Do lado da demanda, o consumo das famílias (0,9%) e do governo (0,7%) também chamou a atenção. O economista Mauro Rochlin, coordenador dos cursos de MBA da Fundação Getúlio Vargas (FGV), do Rio de Janeiro, diz que há justificativas para esse crescimento acima do esperado do PIB no segundo trimestre.
“O mercado de trabalho aquecido, por exemplo, ajuda a entender o consumo elevado das famílias”, diz. “Na mesma linha, o Bolsa Família continua fazendo efeito e destacaria também os incentivos fiscais, como o desconto para venda de automóveis, como efeito nos dados elevados de consumo.”
“Carrego estatístico”
O oitavo resultado positivo consecutivo do PIB em bases trimestrais e os números surpreendentes em comparações mais longas - a economia cresceu 3,4% em relação ao segundo trimestre de 2022 e 3,7% ao longo do primeiro semestre deste ano - contribuem para o otimismo com os trimestres seguintes.
A possibilidade do crescimento da economia em 2023 atingir 3,1% leva em conta o carrego estatístico ou carry over, termo usado pelos economistas quando o resultado de um trimestre causa um impacto positivo nos seguintes, assumindo taxas de variação nulas ao longo do ano.
Em cima dos dados entre abril e junho, mesmo que o PIB dos dois trimestres seguintes tenha crescimento zero, a economia tende a fechar 2023 com crescimento de 3,1%.
Roberto Padovani, economista-chefe do Banco BV, também prevê uma revisão para cima do crescimento do PIB em 2023 pelo banco, mas para 2,8%, pois acredita que alguns indicadores negativos devam aparecer no segundo semestre.
No entanto, os dados consistentes de consumo e de demanda forte do PIB no segundo trimestre, segundo ele, reforçam a discussão de outro tema que ganha corpo no Brasil e no exterior: a queda rápida da inflação.
“Todo mundo ficou animado com essa redução brusca, mas a queda, até atingir a meta de inflação, vai ser mais demorada e pode afetar a trajetória de queda da taxa de juros”, adverte Padovani.
O impacto do crescimento da economia acima do esperado na inflação e, por tabela, na redução da taxa Selic sinalizada pelo Banco Central também chama a atenção de Alex Agostini, economista-chefe da Austin Rating.

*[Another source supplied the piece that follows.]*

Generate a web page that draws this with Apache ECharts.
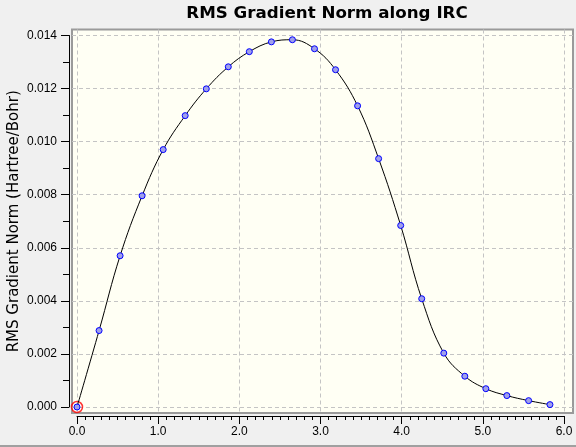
<!DOCTYPE html>
<html>
<head>
<meta charset="utf-8">
<script src="https://cdn.jsdelivr.net/npm/echarts@6/dist/echarts.min.js"></script>
<style>
  html, body { margin: 0; padding: 0; background: #f0f0f0; }
  #main { width: 576px; height: 447px; }
</style>
</head>
<body>
<div id="main"></div>
<script>
// IRC coordinate and RMS gradient norm
let ircCoord = [0, 0.272, 0.531, 0.802, 1.062, 1.333, 1.593, 1.864, 2.123, 2.395, 2.654, 2.926,
    3.185, 3.457, 3.716, 3.988, 4.247, 4.519, 4.778, 5.037, 5.296, 5.564, 5.827];
let gradNorm = [0, 0.00288, 0.00570, 0.00796, 0.00970, 0.01098, 0.01199, 0.01282, 0.01339, 0.01376,
    0.01384, 0.01350, 0.01271, 0.01135, 0.00936, 0.00684, 0.00408, 0.00203, 0.00116, 0.00069,
    0.00043, 0.00024, 0.00009];
let xTicks = [0, 1, 2, 3, 4, 5, 6];
let yTicks = [0, 0.002, 0.004, 0.006, 0.008, 0.010, 0.012, 0.014];

let points = ircCoord.map((x, i) => [x, gradNorm[i]]);

let labelFont = 'Liberation Sans, Arial, sans-serif';

let myChart = echarts.init(document.getElementById('main'));

let option = {
    backgroundColor: '#f0f0f0',
    animation: false,
    title: {
        text: 'RMS Gradient Norm along IRC',
        left: 322,
        textAlign: 'center',
        top: 0,
        textStyle: {
            fontFamily: 'DejaVu Sans',
            fontSize: 16.7,
            fontWeight: 'bold',
            color: '#000'
        }
    },
    graphic: [
        {
            type: 'rect',
            left: 0,
            bottom: 0,
            shape: { width: 576, height: 2 },
            style: { fill: '#a0a0a0' }
        }
    ],
    grid: [
        // data area
        { left: 77, right: 12, top: 35.5, bottom: 40, outerBoundsMode: 'none', containLabel: false },
        // frame with dashed grid
        {
            left: 72, right: 3, top: 29.5, bottom: 34,
            outerBoundsMode: 'none',
            containLabel: false,
            show: true,
            backgroundColor: '#fffff4',
            borderColor: '#9a9a9a',
            borderWidth: 2,
            z: 0
        }
    ],
    xAxis: [
        {
            type: 'value',
            gridIndex: 0,
            min: 0,
            max: 6,
            interval: 1,
            offset: 9,
            axisLine: { show: true, onZero: false, lineStyle: { color: '#000', width: 1 } },
            axisTick: { show: true, length: 8, lineStyle: { color: '#000' } },
            minorTick: { show: true, splitNumber: 10, length: 4, lineStyle: { color: '#000' } },
            axisLabel: {
                margin: 10,
                fontFamily: labelFont,
                fontSize: 12,
                color: '#000',
                formatter: v => v.toFixed(1)
            },
            splitLine: { show: false }
        },
        {
            type: 'value',
            gridIndex: 1,
            min: -0.0616,
            max: 6.111,
            axisLine: { show: false },
            axisTick: { show: false, customValues: xTicks },
            axisLabel: { show: false, customValues: xTicks },
            splitLine: { show: true, lineStyle: { color: '#c4c4c4', type: [4, 3], width: 1 } }
        }
    ],
    yAxis: [
        {
            type: 'value',
            gridIndex: 0,
            min: 0,
            max: 0.014,
            interval: 0.002,
            offset: 8,
            name: 'RMS Gradient Norm (Hartree/Bohr)',
            nameLocation: 'middle',
            nameGap: 47,
            nameMoveOverlap: false,
            nameTextStyle: { fontFamily: 'DejaVu Sans', fontSize: 15, color: '#000' },
            axisLine: { show: true, onZero: false, lineStyle: { color: '#000', width: 1 } },
            axisTick: { show: true, length: 8, lineStyle: { color: '#000' } },
            minorTick: { show: true, splitNumber: 2, length: 6, lineStyle: { color: '#000' } },
            axisLabel: {
                margin: 12,
                fontFamily: labelFont,
                fontSize: 12,
                color: '#000',
                formatter: v => v.toFixed(3)
            },
            splitLine: { show: false }
        },
        {
            type: 'value',
            gridIndex: 1,
            min: -0.000226,
            max: 0.014226,
            axisLine: { show: false },
            axisTick: { show: false, customValues: yTicks },
            axisLabel: { show: false, customValues: yTicks },
            splitLine: { show: true, lineStyle: { color: '#c4c4c4', type: [4, 3], width: 1 } }
        }
    ],
    series: [
        {
            name: 'start',
            type: 'scatter',
            xAxisIndex: 0,
            yAxisIndex: 0,
            data: [points[0]],
            symbol: 'circle',
            symbolSize: 11,
            z: 3,
            itemStyle: { color: 'rgba(0,0,0,0)', borderColor: '#ff0000', borderWidth: 1.5 }
        },
        {
            name: 'RMS Gradient',
            type: 'line',
            xAxisIndex: 0,
            yAxisIndex: 0,
            data: points,
            smooth: 0.4,
            symbol: 'circle',
            symbolSize: 6,
            showAllSymbol: true,
            z: 4,
            lineStyle: { color: '#000', width: 1 },
            itemStyle: { color: '#a0a0ea', borderColor: '#0000ff', borderWidth: 1 }
        }
    ]
};

myChart.setOption(option);
</script>
</body>
</html>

“Temos um cenário de resiliência da economia muito forte e, alinhado com o programa Desenrola, que recupera o poder de crédito de famílias mais pobres; com a queda de juros, com impacto nas camadas mais altas com a compra de bens duráveis; e até com a melhora do rating do Brasil permitem prever um segundo semestre melhor do que se esperava”, diz Agostini.
Segundo ele, esse crescimento de fato pode impactar na estratégia de redução de juros do Banco Central. “A curva da queda da Selic que nós havíamos estimado, para 9% até setembro de 2024, por exemplo pode ser alterada”, afirma o economista da Austin. “O Banco Central pode desacelerar essa trajetória de queda e chegar a 9% ou 9,5% apenas em dezembro.”
A questão dos juros, no entanto, causa estranheza a Mauro Rochlin, da FGV-RJ, por outro motivo. “A queda da Selic ainda não está causando o efeito esperado em termos de crescimento do PIB, ou seja, as explicações que o mercado dava para um crescimento mais baixo da economia se mostraram furadas.”